(CN) – Selling promotional CDs on eBay does not violate record company copyrights, the 9th Circuit ruled Tuesday.
The federal appeals panel in Seattle affirmed a district court ruling that Troy Augusto dba Roast Beast Music Collectibles did not infringe on copyrights held by Universal Music Group (UMG) when he sold promo, marketing and “industry edition” CDs through the online auction site eBay, despite the presence of labels on the giveaway CDs warning that they should not be resold.
UMG Recordings and most other record companies regularly send promotional CDs to disc jockeys, music reviewers, record stores and others. Most of these products are stamped with a statement like “Promotional Use Only – Not for Sale.”

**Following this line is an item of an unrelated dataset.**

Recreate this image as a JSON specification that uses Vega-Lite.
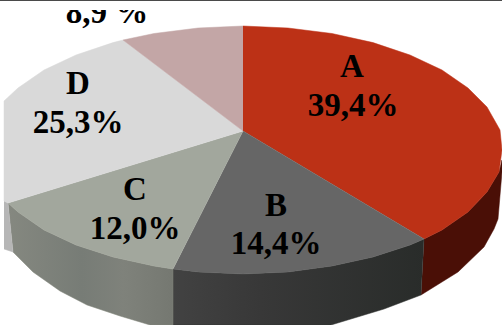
{
  "$schema": "https://vega.github.io/schema/vega-lite/v6.json",
  "width": 502,
  "height": 325,
  "autosize": {"type": "none"},
  "padding": 0,
  "background": "#ffffff",
  "view": {"stroke": null},
  "datasets": {
    "outline": [
      {"part":"A rim","i":1,"x":424,"y":239},{"part":"A rim","i":2,"x":442,"y":230},{"part":"A rim","i":3,"x":468,"y":212},{"part":"A rim","i":4,"x":487,"y":192},{"part":"A rim","i":5,"x":499,"y":172},{"part":"A rim","i":6,"x":502,"y":160},{"part":"A rim","i":7,"x":502,"y":172},{"part":"A rim","i":8,"x":498,"y":219},{"part":"A rim","i":9,"x":494,"y":229},{"part":"A rim","i":10,"x":484,"y":247},{"part":"A rim","i":11,"x":458,"y":272},{"part":"A rim","i":12,"x":421,"y":295},
      {"part":"B rim","i":1,"x":173,"y":269},{"part":"B rim","i":2,"x":198,"y":272},{"part":"B rim","i":3,"x":243,"y":274},{"part":"B rim","i":4,"x":288,"y":272},{"part":"B rim","i":5,"x":332,"y":266},{"part":"B rim","i":6,"x":373,"y":257},{"part":"B rim","i":7,"x":410,"y":245},{"part":"B rim","i":8,"x":424,"y":239},{"part":"B rim","i":9,"x":421,"y":295},{"part":"B rim","i":10,"x":384,"y":309},{"part":"B rim","i":11,"x":331,"y":325},{"part":"B rim","i":12,"x":173,"y":325},
      {"part":"C rim","i":1,"x":8,"y":203},{"part":"C rim","i":2,"x":18,"y":212},{"part":"C rim","i":3,"x":44,"y":230},{"part":"C rim","i":4,"x":76,"y":245},{"part":"C rim","i":5,"x":113,"y":257},{"part":"C rim","i":6,"x":154,"y":266},{"part":"C rim","i":7,"x":173,"y":269},{"part":"C rim","i":8,"x":173,"y":325},{"part":"C rim","i":9,"x":150,"y":325},{"part":"C rim","i":10,"x":120,"y":316},{"part":"C rim","i":11,"x":87,"y":305},{"part":"C rim","i":12,"x":60,"y":291},{"part":"C rim","i":13,"x":33,"y":272},{"part":"C rim","i":14,"x":13,"y":252},
      {"part":"D rim","i":1,"x":4,"y":201},{"part":"D rim","i":2,"x":8,"y":203},{"part":"D rim","i":3,"x":13,"y":252},{"part":"D rim","i":4,"x":4,"y":249},
      {"part":"A","i":1,"x":243,"y":131},{"part":"A","i":2,"x":243,"y":26},{"part":"A","i":3,"x":288,"y":28},{"part":"A","i":4,"x":332,"y":33.5},{"part":"A","i":5,"x":373,"y":42.6},{"part":"A","i":6,"x":410,"y":55},{"part":"A","i":7,"x":442,"y":70},{"part":"A","i":8,"x":468,"y":88},{"part":"A","i":9,"x":487,"y":107},{"part":"A","i":10,"x":500,"y":130},{"part":"A","i":11,"x":502,"y":150},{"part":"A","i":12,"x":499,"y":172},{"part":"A","i":13,"x":487,"y":192},{"part":"A","i":14,"x":468,"y":212},{"part":"A","i":15,"x":442,"y":230},{"part":"A","i":16,"x":424,"y":239},
      {"part":"B","i":1,"x":243,"y":131},{"part":"B","i":2,"x":424,"y":239},{"part":"B","i":3,"x":410,"y":245},{"part":"B","i":4,"x":373,"y":257},{"part":"B","i":5,"x":332,"y":266},{"part":"B","i":6,"x":288,"y":272},{"part":"B","i":7,"x":243,"y":274},{"part":"B","i":8,"x":198,"y":272},{"part":"B","i":9,"x":173,"y":269},
      {"part":"C","i":1,"x":243,"y":131},{"part":"C","i":2,"x":173,"y":269},{"part":"C","i":3,"x":154,"y":266},{"part":"C","i":4,"x":113,"y":257},{"part":"C","i":5,"x":76,"y":245},{"part":"C","i":6,"x":44,"y":230},{"part":"C","i":7,"x":18,"y":212},{"part":"C","i":8,"x":8,"y":203},
      {"part":"D","i":1,"x":243,"y":131},{"part":"D","i":2,"x":8,"y":203},{"part":"D","i":3,"x":4,"y":201},{"part":"D","i":4,"x":4,"y":101},{"part":"D","i":5,"x":18,"y":88},{"part":"D","i":6,"x":44,"y":70},{"part":"D","i":7,"x":76,"y":55},{"part":"D","i":8,"x":113,"y":42.6},{"part":"D","i":9,"x":123,"y":40},
      {"part":"E","i":1,"x":243,"y":131},{"part":"E","i":2,"x":123,"y":40},{"part":"E","i":3,"x":154,"y":33.5},{"part":"E","i":4,"x":198,"y":28},{"part":"E","i":5,"x":243,"y":26}
    ],
    "labels": [
      {"text":"A","x":352,"y":77},{"text":"39,4%","x":353,"y":116},
      {"text":"B","x":276,"y":216},{"text":"14,4%","x":276,"y":254},
      {"text":"C","x":135,"y":200},{"text":"12,0%","x":135,"y":239},
      {"text":"D","x":78,"y":94},{"text":"25,3%","x":78,"y":133},
      {"text":"8,9 %","x":107,"y":23}
    ],
    "mask": [{"x":60,"x2":160,"y":1,"y2":10}],
    "edge": [{"x":0,"x2":502,"y":0,"y2":1}]
  },
  "encoding": {
    "x": {"field":"x","type":"quantitative","axis":null,"scale":{"domain":[0,502],"nice":false,"zero":false}},
    "y": {"field":"y","type":"quantitative","axis":null,"scale":{"domain":[325,0],"nice":false,"zero":false}}
  },
  "layer": [
    {
      "data": {"name":"outline"},
      "transform": [{"filter":"datum.part === 'A rim'"}],
      "mark": {"type":"line","fill":"#4a0f06","stroke":"#4a0f06","strokeWidth":0.5},
      "encoding": {"order":{"field":"i","type":"quantitative"}}
    },
    {
      "data": {"name":"outline"},
      "transform": [{"filter":"datum.part === 'B rim'"}],
      "mark": {"type":"line","stroke":"#2f312f","strokeWidth":0.5,"fill":{"gradient":"linear","x1":0,"x2":1,"y1":0,"y2":0,"stops":[{"offset":0,"color":"#424242"},{"offset":0.35,"color":"#383838"},{"offset":1,"color":"#292c2a"}]}},
      "encoding": {"order":{"field":"i","type":"quantitative"}}
    },
    {
      "data": {"name":"outline"},
      "transform": [{"filter":"datum.part === 'C rim'"}],
      "mark": {"type":"line","stroke":"#808479","strokeWidth":0.5,"fill":{"gradient":"linear","x1":0,"x2":1,"y1":0,"y2":0,"stops":[{"offset":0,"color":"#858880"},{"offset":0.45,"color":"#777c76"},{"offset":0.7,"color":"#7f827b"},{"offset":1,"color":"#757871"}]}},
      "encoding": {"order":{"field":"i","type":"quantitative"}}
    },
    {
      "data": {"name":"outline"},
      "transform": [{"filter":"datum.part === 'D rim'"}],
      "mark": {"type":"line","fill":"#b6b6b6","stroke":"#b6b6b6","strokeWidth":0.5},
      "encoding": {"order":{"field":"i","type":"quantitative"}}
    },
    {
      "data": {"name":"outline"},
      "transform": [{"filter":"datum.part === 'A'"}],
      "mark": {"type":"line","fill":"#bc3116","stroke":"#bc3116","strokeWidth":0.5},
      "encoding": {"order":{"field":"i","type":"quantitative"}}
    },
    {
      "data": {"name":"outline"},
      "transform": [{"filter":"datum.part === 'B'"}],
      "mark": {"type":"line","fill":"#666666","stroke":"#666666","strokeWidth":0.5},
      "encoding": {"order":{"field":"i","type":"quantitative"}}
    },
    {
      "data": {"name":"outline"},
      "transform": [{"filter":"datum.part === 'C'"}],
      "mark": {"type":"line","fill":"#a2a79d","stroke":"#a2a79d","strokeWidth":0.5},
      "encoding": {"order":{"field":"i","type":"quantitative"}}
    },
    {
      "data": {"name":"outline"},
      "transform": [{"filter":"datum.part === 'D'"}],
      "mark": {"type":"line","fill":"#d9d9d9","stroke":"#d9d9d9","strokeWidth":0.5},
      "encoding": {"order":{"field":"i","type":"quantitative"}}
    },
    {
      "data": {"name":"outline"},
      "transform": [{"filter":"datum.part === 'E'"}],
      "mark": {"type":"line","fill":"#c3a6a6","stroke":"#c3a6a6","strokeWidth":0.5},
      "encoding": {"order":{"field":"i","type":"quantitative"}}
    },
    {
      "data": {"name":"labels"},
      "mark": {"type":"text","font":"Liberation Serif","fontWeight":"bold","fontSize":33,"align":"center","baseline":"alphabetic","color":"#000000"},
      "encoding": {"text":{"field":"text","type":"nominal"}}
    },
    {
      "data": {"name":"mask"},
      "mark": {"type":"rect","color":"#ffffff"},
      "encoding": {
        "x2":{"field":"x2"},
        "y2":{"field":"y2"}
      }
    },
    {
      "data": {"name":"edge"},
      "mark": {"type":"rect","color":"#4a4a4a"},
      "encoding": {
        "x2":{"field":"x2"},
        "y2":{"field":"y2"}
      }
    }
  ]
}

Augusto, though not an intended recipient of UMG’s promo CDs, obtained a collection and tried to sell them on eBay. UMG Recordings attempted to stop Augusto’s auctions and, failing in that, filed a federal complaint against Augosto in California’s central district, alleging that his sale of eight promotional CDs infringed on the company’s copyrights and exclusive distribution rights.
U.S. District Judge S. James Otero granted summary judgment to Augosto, and the three-judge appellate panel agreed.
UMG argued that the statements on the discs merely granted licenses to intended recipient, rather than transfer of ownership of the copy, but the panel ruled that the discs fall under the “first-sale doctrine.”
“UMG dispatched the CDs in a manner that permitted their receipt and retention by the recipients without the recipients accepting the terms of the promotional statements,” Judge William Canby wrote for the panel. “UMG’s transfer of unlimited possession in the circumstances present here effected a gift or sale within the meaning of the first-sale doctrine, as the district court held.”
Canby added that the promos also fell under the Unordered Merchandise Statute since UMG did not number the CDs and made no attempt to the track them.
“Because the record here is devoid of any indication that the recipients agreed to a license, there is no evidence to support a conclusion that licenses were established under the terms of the promotional statement,” he added. “Accordingly, we conclude that UMG’s transfer of possession to the recipients, without meaningful control or even knowledge of the status of the CDs after shipment, accomplished a transfer of title.”
Augusto, thus, had the right to sell the copies he acquired, Canby wrote.